**Data excerpt**
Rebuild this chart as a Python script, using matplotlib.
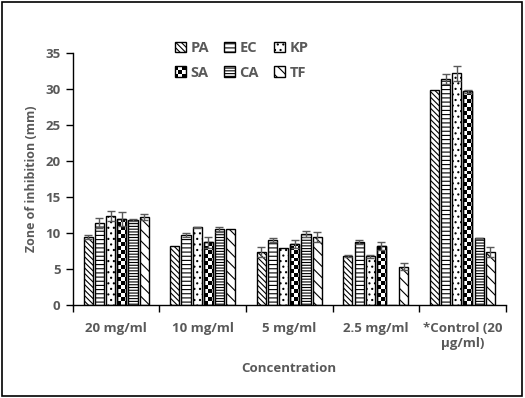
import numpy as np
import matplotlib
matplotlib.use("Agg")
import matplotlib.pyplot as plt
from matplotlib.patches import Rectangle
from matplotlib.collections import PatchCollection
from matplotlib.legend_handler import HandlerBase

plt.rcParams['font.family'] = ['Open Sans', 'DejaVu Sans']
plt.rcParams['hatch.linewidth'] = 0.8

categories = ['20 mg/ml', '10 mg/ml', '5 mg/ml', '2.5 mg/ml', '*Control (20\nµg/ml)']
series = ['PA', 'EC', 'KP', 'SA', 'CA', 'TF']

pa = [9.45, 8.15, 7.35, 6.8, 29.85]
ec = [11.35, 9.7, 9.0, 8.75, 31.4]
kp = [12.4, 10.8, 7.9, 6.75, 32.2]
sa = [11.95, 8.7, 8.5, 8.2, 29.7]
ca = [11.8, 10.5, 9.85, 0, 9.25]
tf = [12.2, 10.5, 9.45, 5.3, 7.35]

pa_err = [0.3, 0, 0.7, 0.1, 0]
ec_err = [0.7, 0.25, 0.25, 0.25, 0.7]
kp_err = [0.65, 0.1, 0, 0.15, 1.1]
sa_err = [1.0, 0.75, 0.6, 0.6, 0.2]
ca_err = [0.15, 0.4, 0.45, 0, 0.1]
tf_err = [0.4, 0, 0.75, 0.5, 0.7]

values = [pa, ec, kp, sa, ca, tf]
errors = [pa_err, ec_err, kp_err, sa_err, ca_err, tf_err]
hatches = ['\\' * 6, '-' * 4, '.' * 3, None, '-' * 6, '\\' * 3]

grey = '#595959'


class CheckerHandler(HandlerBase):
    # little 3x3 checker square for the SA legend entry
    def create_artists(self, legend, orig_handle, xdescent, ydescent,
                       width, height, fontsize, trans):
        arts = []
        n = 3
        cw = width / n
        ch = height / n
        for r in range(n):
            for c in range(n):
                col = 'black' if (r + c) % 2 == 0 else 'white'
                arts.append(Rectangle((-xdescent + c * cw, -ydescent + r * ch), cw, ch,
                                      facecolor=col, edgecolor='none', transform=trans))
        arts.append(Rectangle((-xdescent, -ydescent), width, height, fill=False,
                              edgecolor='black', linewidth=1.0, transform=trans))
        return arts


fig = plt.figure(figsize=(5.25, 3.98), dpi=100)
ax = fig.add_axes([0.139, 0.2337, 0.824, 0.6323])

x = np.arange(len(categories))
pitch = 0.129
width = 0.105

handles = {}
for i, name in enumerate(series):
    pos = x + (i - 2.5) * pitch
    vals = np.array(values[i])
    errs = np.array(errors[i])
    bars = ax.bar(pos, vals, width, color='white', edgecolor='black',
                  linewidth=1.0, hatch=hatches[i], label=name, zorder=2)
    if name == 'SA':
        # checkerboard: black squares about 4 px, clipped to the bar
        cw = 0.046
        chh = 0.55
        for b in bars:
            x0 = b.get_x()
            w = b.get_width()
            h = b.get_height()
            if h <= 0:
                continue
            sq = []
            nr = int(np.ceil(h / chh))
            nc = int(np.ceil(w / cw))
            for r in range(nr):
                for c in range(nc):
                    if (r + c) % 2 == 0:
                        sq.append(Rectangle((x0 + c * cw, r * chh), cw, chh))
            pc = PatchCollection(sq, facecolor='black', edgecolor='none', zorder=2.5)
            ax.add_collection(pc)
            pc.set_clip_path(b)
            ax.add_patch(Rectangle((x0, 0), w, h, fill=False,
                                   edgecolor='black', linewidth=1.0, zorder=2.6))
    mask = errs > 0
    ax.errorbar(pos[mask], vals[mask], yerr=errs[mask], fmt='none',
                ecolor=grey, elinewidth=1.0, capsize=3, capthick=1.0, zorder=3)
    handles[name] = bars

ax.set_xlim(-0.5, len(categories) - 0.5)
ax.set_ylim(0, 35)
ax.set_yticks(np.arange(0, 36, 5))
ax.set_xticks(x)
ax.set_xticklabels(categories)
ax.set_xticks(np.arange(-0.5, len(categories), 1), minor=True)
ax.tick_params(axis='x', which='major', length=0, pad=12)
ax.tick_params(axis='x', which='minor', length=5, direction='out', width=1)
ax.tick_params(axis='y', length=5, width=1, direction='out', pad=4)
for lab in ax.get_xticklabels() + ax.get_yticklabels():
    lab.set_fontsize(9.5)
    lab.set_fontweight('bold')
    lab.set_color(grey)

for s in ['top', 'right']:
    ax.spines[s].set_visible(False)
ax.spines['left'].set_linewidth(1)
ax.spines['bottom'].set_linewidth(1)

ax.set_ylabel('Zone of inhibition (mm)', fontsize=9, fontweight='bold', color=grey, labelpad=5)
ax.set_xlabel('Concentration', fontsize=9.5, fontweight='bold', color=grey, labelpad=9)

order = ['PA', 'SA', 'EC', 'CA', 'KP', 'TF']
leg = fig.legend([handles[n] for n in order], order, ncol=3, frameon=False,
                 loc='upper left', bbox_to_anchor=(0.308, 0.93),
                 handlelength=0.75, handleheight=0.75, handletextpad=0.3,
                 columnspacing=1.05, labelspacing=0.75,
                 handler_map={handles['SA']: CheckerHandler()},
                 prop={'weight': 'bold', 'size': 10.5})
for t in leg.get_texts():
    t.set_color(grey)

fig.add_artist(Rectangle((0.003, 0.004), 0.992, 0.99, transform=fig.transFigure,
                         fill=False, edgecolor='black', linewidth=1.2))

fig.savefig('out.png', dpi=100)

**Task requirements**
Repeat the data in full and exactly. Omit pictures.

**Solution to this exercise**
Rebuild this chart as a Python script, using matplotlib.
import numpy as np
import matplotlib
matplotlib.use("Agg")
import matplotlib.pyplot as plt
from matplotlib.patches import Rectangle
from matplotlib.collections import PatchCollection
from matplotlib.legend_handler import HandlerBase

plt.rcParams['font.family'] = ['Open Sans', 'DejaVu Sans']
plt.rcParams['hatch.linewidth'] = 0.8

categories = ['20 mg/ml', '10 mg/ml', '5 mg/ml', '2.5 mg/ml', '*Control (20\nµg/ml)']
series = ['PA', 'EC', 'KP', 'SA', 'CA', 'TF']

pa = [9.45, 8.15, 7.35, 6.8, 29.85]
ec = [11.35, 9.7, 9.0, 8.75, 31.4]
kp = [12.4, 10.8, 7.9, 6.75, 32.2]
sa = [11.95, 8.7, 8.5, 8.2, 29.7]
ca = [11.8, 10.5, 9.85, 0, 9.25]
tf = [12.2, 10.5, 9.45, 5.3, 7.35]

pa_err = [0.3, 0, 0.7, 0.1, 0]
ec_err = [0.7, 0.25, 0.25, 0.25, 0.7]
kp_err = [0.65, 0.1, 0, 0.15, 1.1]
sa_err = [1.0, 0.75, 0.6, 0.6, 0.2]
ca_err = [0.15, 0.4, 0.45, 0, 0.1]
tf_err = [0.4, 0, 0.75, 0.5, 0.7]

values = [pa, ec, kp, sa, ca, tf]
errors = [pa_err, ec_err, kp_err, sa_err, ca_err, tf_err]
hatches = ['\\' * 6, '-' * 4, '.' * 3, None, '-' * 6, '\\' * 3]

grey = '#595959'


class CheckerHandler(HandlerBase):
    # little 3x3 checker square for the SA legend entry
    def create_artists(self, legend, orig_handle, xdescent, ydescent,
                       width, height, fontsize, trans):
        arts = []
        n = 3
        cw = width / n
        ch = height / n
        for r in range(n):
            for c in range(n):
                col = 'black' if (r + c) % 2 == 0 else 'white'
                arts.append(Rectangle((-xdescent + c * cw, -ydescent + r * ch), cw, ch,
                                      facecolor=col, edgecolor='none', transform=trans))
        arts.append(Rectangle((-xdescent, -ydescent), width, height, fill=False,
                              edgecolor='black', linewidth=1.0, transform=trans))
        return arts


fig = plt.figure(figsize=(5.25, 3.98), dpi=100)
ax = fig.add_axes([0.139, 0.2337, 0.824, 0.6323])

x = np.arange(len(categories))
pitch = 0.129
width = 0.105

handles = {}
for i, name in enumerate(series):
    pos = x + (i - 2.5) * pitch
    vals = np.array(values[i])
    errs = np.array(errors[i])
    bars = ax.bar(pos, vals, width, color='white', edgecolor='black',
                  linewidth=1.0, hatch=hatches[i], label=name, zorder=2)
    if name == 'SA':
        # checkerboard: black squares about 4 px, clipped to the bar
        cw = 0.046
        chh = 0.55
        for b in bars:
            x0 = b.get_x()
            w = b.get_width()
            h = b.get_height()
            if h <= 0:
                continue
            sq = []
            nr = int(np.ceil(h / chh))
            nc = int(np.ceil(w / cw))
            for r in range(nr):
                for c in range(nc):
                    if (r + c) % 2 == 0:
                        sq.append(Rectangle((x0 + c * cw, r * chh), cw, chh))
            pc = PatchCollection(sq, facecolor='black', edgecolor='none', zorder=2.5)
            ax.add_collection(pc)
            pc.set_clip_path(b)
            ax.add_patch(Rectangle((x0, 0), w, h, fill=False,
                                   edgecolor='black', linewidth=1.0, zorder=2.6))
    mask = errs > 0
    ax.errorbar(pos[mask], vals[mask], yerr=errs[mask], fmt='none',
                ecolor=grey, elinewidth=1.0, capsize=3, capthick=1.0, zorder=3)
    handles[name] = bars

ax.set_xlim(-0.5, len(categories) - 0.5)
ax.set_ylim(0, 35)
ax.set_yticks(np.arange(0, 36, 5))
ax.set_xticks(x)
ax.set_xticklabels(categories)
ax.set_xticks(np.arange(-0.5, len(categories), 1), minor=True)
ax.tick_params(axis='x', which='major', length=0, pad=12)
ax.tick_params(axis='x', which='minor', length=5, direction='out', width=1)
ax.tick_params(axis='y', length=5, width=1, direction='out', pad=4)
for lab in ax.get_xticklabels() + ax.get_yticklabels():
    lab.set_fontsize(9.5)
    lab.set_fontweight('bold')
    lab.set_color(grey)

for s in ['top', 'right']:
    ax.spines[s].set_visible(False)
ax.spines['left'].set_linewidth(1)
ax.spines['bottom'].set_linewidth(1)

ax.set_ylabel('Zone of inhibition (mm)', fontsize=9, fontweight='bold', color=grey, labelpad=5)
ax.set_xlabel('Concentration', fontsize=9.5, fontweight='bold', color=grey, labelpad=9)

order = ['PA', 'SA', 'EC', 'CA', 'KP', 'TF']
leg = fig.legend([handles[n] for n in order], order, ncol=3, frameon=False,
                 loc='upper left', bbox_to_anchor=(0.308, 0.93),
                 handlelength=0.75, handleheight=0.75, handletextpad=0.3,
                 columnspacing=1.05, labelspacing=0.75,
                 handler_map={handles['SA']: CheckerHandler()},
                 prop={'weight': 'bold', 'size': 10.5})
for t in leg.get_texts():
    t.set_color(grey)

fig.add_artist(Rectangle((0.003, 0.004), 0.992, 0.99, transform=fig.transFigure,
                         fill=False, edgecolor='black', linewidth=1.2))

fig.savefig('out.png', dpi=100)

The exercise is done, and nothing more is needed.